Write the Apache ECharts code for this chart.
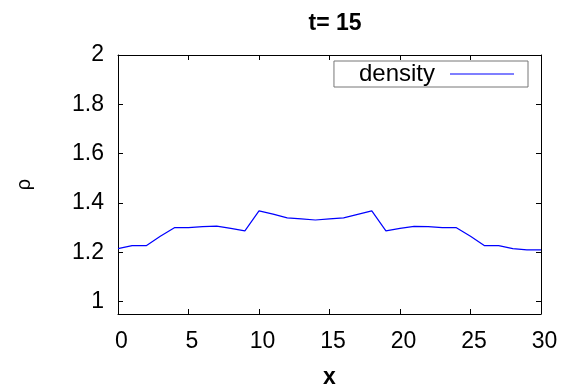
<!DOCTYPE html>
<html><head><meta charset="utf-8">
<script src="https://cdn.jsdelivr.net/npm/echarts@6/dist/echarts.min.js"></script>
<style>html,body{margin:0;padding:0;background:#fff}#c{width:563px;height:385px}</style>
</head><body><div id="c"></div>
<script>
const xValues = [0,1,2,3,4,5,6,7,8,9,10,11,12,13,14,15,16,17,18,19,20,21,22,23,24,25,26,27,28,29,30];
const density = [1.215,1.227,1.227,1.265,1.300,1.300,1.304,1.306,1.297,1.287,1.368,1.355,1.340,1.336,1.331,1.336,1.340,1.354,1.368,1.287,1.297,1.305,1.304,1.300,1.300,1.265,1.227,1.227,1.215,1.210,1.210];
const xTicks = [0,5,10,15,20,25,30];
const yTicks = [1,1.2,1.4,1.6,1.8,2];
const titleText = 't= 15';
const seriesName = 'density';

const font = 'Liberation Sans, Arial, sans-serif';
const chart = echarts.init(document.getElementById('c'));
const axisCommon = {
  type: 'value',
  axisLine: {show: true, onZero: false, lineStyle: {color: '#000', width: 1}},
  splitLine: {show: false}
};
chart.setOption({
  animation: false,
  backgroundColor: '#fff',
  title: {text: titleText, left: 330, textAlign: 'center', top: 7, textStyle: {fontFamily: font, fontSize: 23, fontWeight: 'bold', color: '#000'}},
  legend: {
    data: [{name: seriesName, icon: 'path://M0,0L64,0L64,1L0,1Z'}],
    right: 35, top: 61, align: 'right',
    itemWidth: 64, itemHeight: 1.3, itemGap: 10,
    padding: [1, 14, 1, 25],
    borderColor: '#777', borderWidth: 1,
    itemStyle: {color: '#0000ff'},
    textStyle: {fontFamily: font, fontSize: 24, color: '#000', padding: [0, 10, 0, 0]}
  },
  grid: {left: 118, right: 22, top: 55, bottom: 71, containLabel: false, outerBoundsMode: 'none'},
  xAxis: [
    Object.assign({}, axisCommon, {
      min: 0, max: 30, interval: 5, position: 'bottom',
      name: 'x', nameLocation: 'middle', nameGap: 52,
      nameTextStyle: {fontFamily: font, fontSize: 23, fontWeight: 'bold', color: '#000'},
      axisTick: {show: true, inside: true, length: 5, lineStyle: {color: '#000'}, customValues: xTicks},
      axisLabel: {show: true, margin: 16, fontFamily: font, fontSize: 23, color: '#000', customValues: xTicks, padding: [0, 0, 0, 7]}
    }),
    Object.assign({}, axisCommon, {
      min: 0, max: 30, interval: 5, position: 'top',
      axisTick: {show: true, inside: true, length: 5, lineStyle: {color: '#000'}, customValues: xTicks},
      axisLabel: {show: false}
    })
  ],
  yAxis: [
    Object.assign({}, axisCommon, {
      min: 0.95, max: 2, position: 'left',
      name: 'ρ', nameLocation: 'middle', nameGap: 84, nameRotate: 90,
      nameTextStyle: {fontFamily: font, fontSize: 20, color: '#000'},
      axisTick: {show: true, inside: true, length: 5, lineStyle: {color: '#000'}, customValues: yTicks},
      axisLabel: {show: true, margin: 14, fontFamily: font, fontSize: 23, color: '#000', customValues: yTicks,
        formatter: v => String(Math.round(v * 10) / 10)}
    }),
    Object.assign({}, axisCommon, {
      min: 0.95, max: 2, position: 'right',
      axisTick: {show: true, inside: true, length: 5, lineStyle: {color: '#000'}, customValues: yTicks},
      axisLabel: {show: false}
    })
  ],
  series: [{
    name: seriesName, type: 'line', xAxisIndex: 0, yAxisIndex: 0,
    data: xValues.map((x, i) => [x, density[i]]),
    showSymbol: false, symbol: 'none',
    lineStyle: {color: '#0000ff', width: 1.2}, itemStyle: {color: '#0000ff'}
  }]
});
</script></body></html>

----------

## [Do this]
With the pictures left out, restate word for word every line of the data above, from the first down to the line that contains "const seriesName = 'density';".

## [The completed task]
Write the Apache ECharts code for this chart.
<!DOCTYPE html>
<html><head><meta charset="utf-8">
<script src="https://cdn.jsdelivr.net/npm/echarts@6/dist/echarts.min.js"></script>
<style>html,body{margin:0;padding:0;background:#fff}#c{width:563px;height:385px}</style>
</head><body><div id="c"></div>
<script>
const xValues = [0,1,2,3,4,5,6,7,8,9,10,11,12,13,14,15,16,17,18,19,20,21,22,23,24,25,26,27,28,29,30];
const density = [1.215,1.227,1.227,1.265,1.300,1.300,1.304,1.306,1.297,1.287,1.368,1.355,1.340,1.336,1.331,1.336,1.340,1.354,1.368,1.287,1.297,1.305,1.304,1.300,1.300,1.265,1.227,1.227,1.215,1.210,1.210];
const xTicks = [0,5,10,15,20,25,30];
const yTicks = [1,1.2,1.4,1.6,1.8,2];
const titleText = 't= 15';
const seriesName = 'density';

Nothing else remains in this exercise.